Question

I'm trying to categorize the graph problem below or find hints to its solution.

There is an (adjacency) matrix that can contain 3 types of elements: units, points and simple terrain.

Terrain has no specific meaning.

Units have a position (x,y defined by the matrix) and a number of points that they can acquire.
Points have a position (x,y defined by the matrix).
The cost of acquiring a point is the Manhattan distance between a point and unit.
Each point can only be acquired by one unit.

The problem is: how to find the minimal cost configuration of units acquiring points, such that all resources of the units are depleted?

Example:
u1 can acquire 3 points
u2 can acquire 2 points

p1 n n p2  
n u1 n p3  
p4 n n n  
n n u2 p5

One of the optimal solutions is:

u1 = p1, p2, p4  
cost(u1)=2+3+2=7  
u2 = p3, p5  
cost(u2)=3+1=4  
Total cost = 11  

(minimal for this configuration)

Notes: I have tried solving this with uniform cost search and A*(with a simple heuristic), but even for small sizes of the matrix, I get a very high number of states and run out of memory.

Was it helpful?

Solution

I can reduce it to min-cost-max-flow problem.

Let's make a network.
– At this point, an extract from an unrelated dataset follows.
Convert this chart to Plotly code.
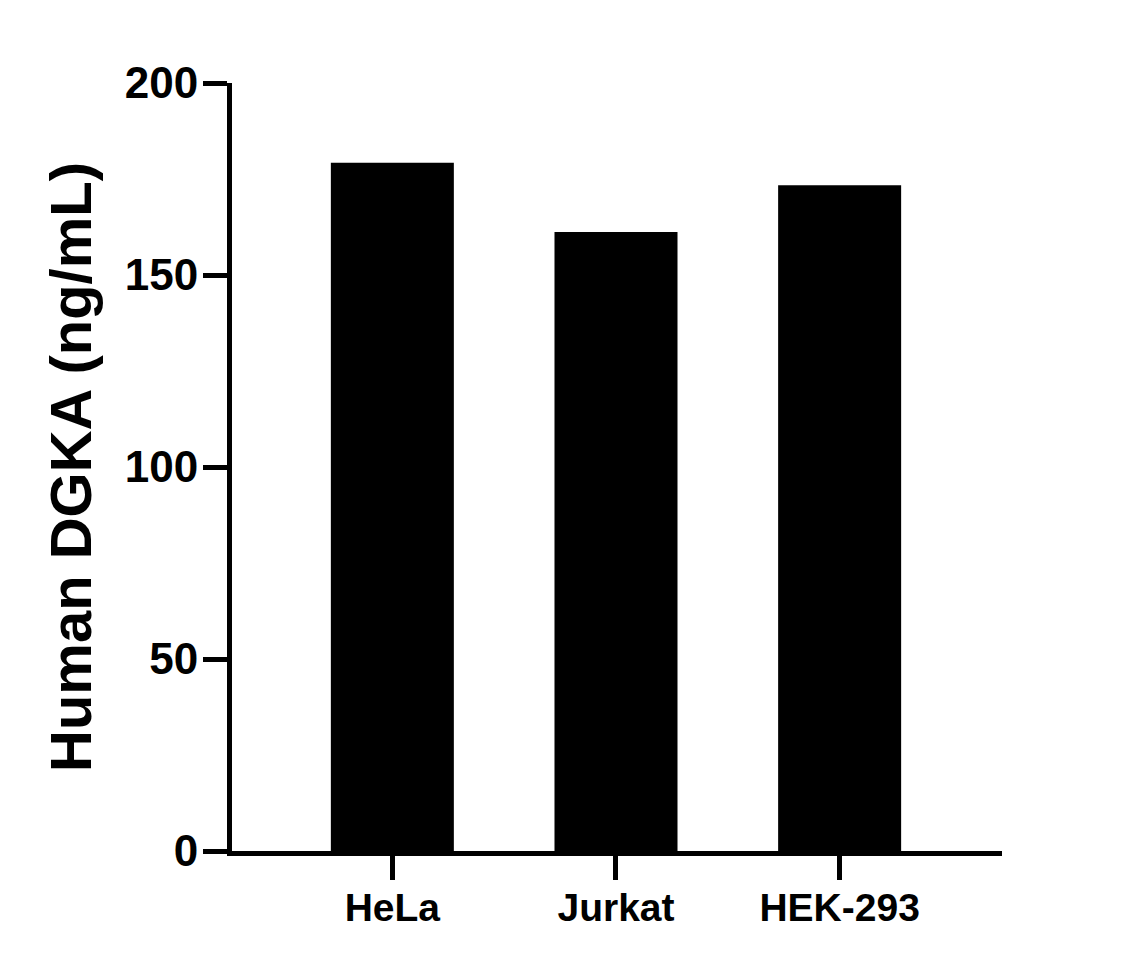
import plotly.graph_objects as go

cell_lines = ["HeLa", "Jurkat", "HEK-293"]
dgka_ng_ml = [179.2, 161.2, 173.4]
y_ticks = [0, 50, 100, 150, 200]

font_name = "Liberation Sans, Arial, sans-serif"

fig = go.Figure()
fig.add_trace(go.Bar(x=cell_lines, y=dgka_ng_ml, width=0.55,
                     marker=dict(color="black", line=dict(width=0))))

# the page body adds 8px, so margins are shifted back by that
fig.update_layout(
    width=1137, height=968,
    margin=dict(l=224, r=143, t=75, b=125),
    plot_bgcolor="white", paper_bgcolor="white",
    showlegend=False,
    font=dict(family=font_name, color="black"),
)

fig.update_xaxes(
    range=[-0.717, 2.726],
    showline=True, linecolor="black", linewidth=5,
    ticks="outside", ticklen=24, tickwidth=5, tickcolor="black",
    tickfont=dict(size=39, family=font_name, weight="bold"),
    ticklabelstandoff=-6,
    showgrid=False, zeroline=False,
)
fig.update_yaxes(
    range=[0, 200], tickvals=y_ticks,
    showline=True, linecolor="black", linewidth=5,
    ticks="outside", ticklen=24, tickwidth=5, tickcolor="black",
    tickfont=dict(size=44, family=font_name, weight="bold"),
    ticklabelstandoff=-4,
    title=dict(text="Human DGKA (ng/mL)", standoff=16,
               font=dict(size=58, family=font_name, weight="bold")),
    showgrid=False, zeroline=False,
)

fig.write_html("out.html")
Assign a vertex to each unit and each point. For each pair (unit, point) add an oriented edge with capacity 1 and cost equal to corresponding Manhattan distance. Add a sink, connect it to all units. Add a trap and connect all points to it.

Assign the following values of cost and capacity:
cap( u, v ) = 1, if there is an edge from u to v
cost( u, v ) = 0, if u = sink or v = trap; otherwise it's equal to manhattan distance from unit u to point v.

Now if we find min-cost-max-flow in this network, it will be the solution to your problem. Why ? Because we found the minimal cost way to move a unit of flow from each "unit" vertex to some "point" vertex, which is equivalent to the original problem.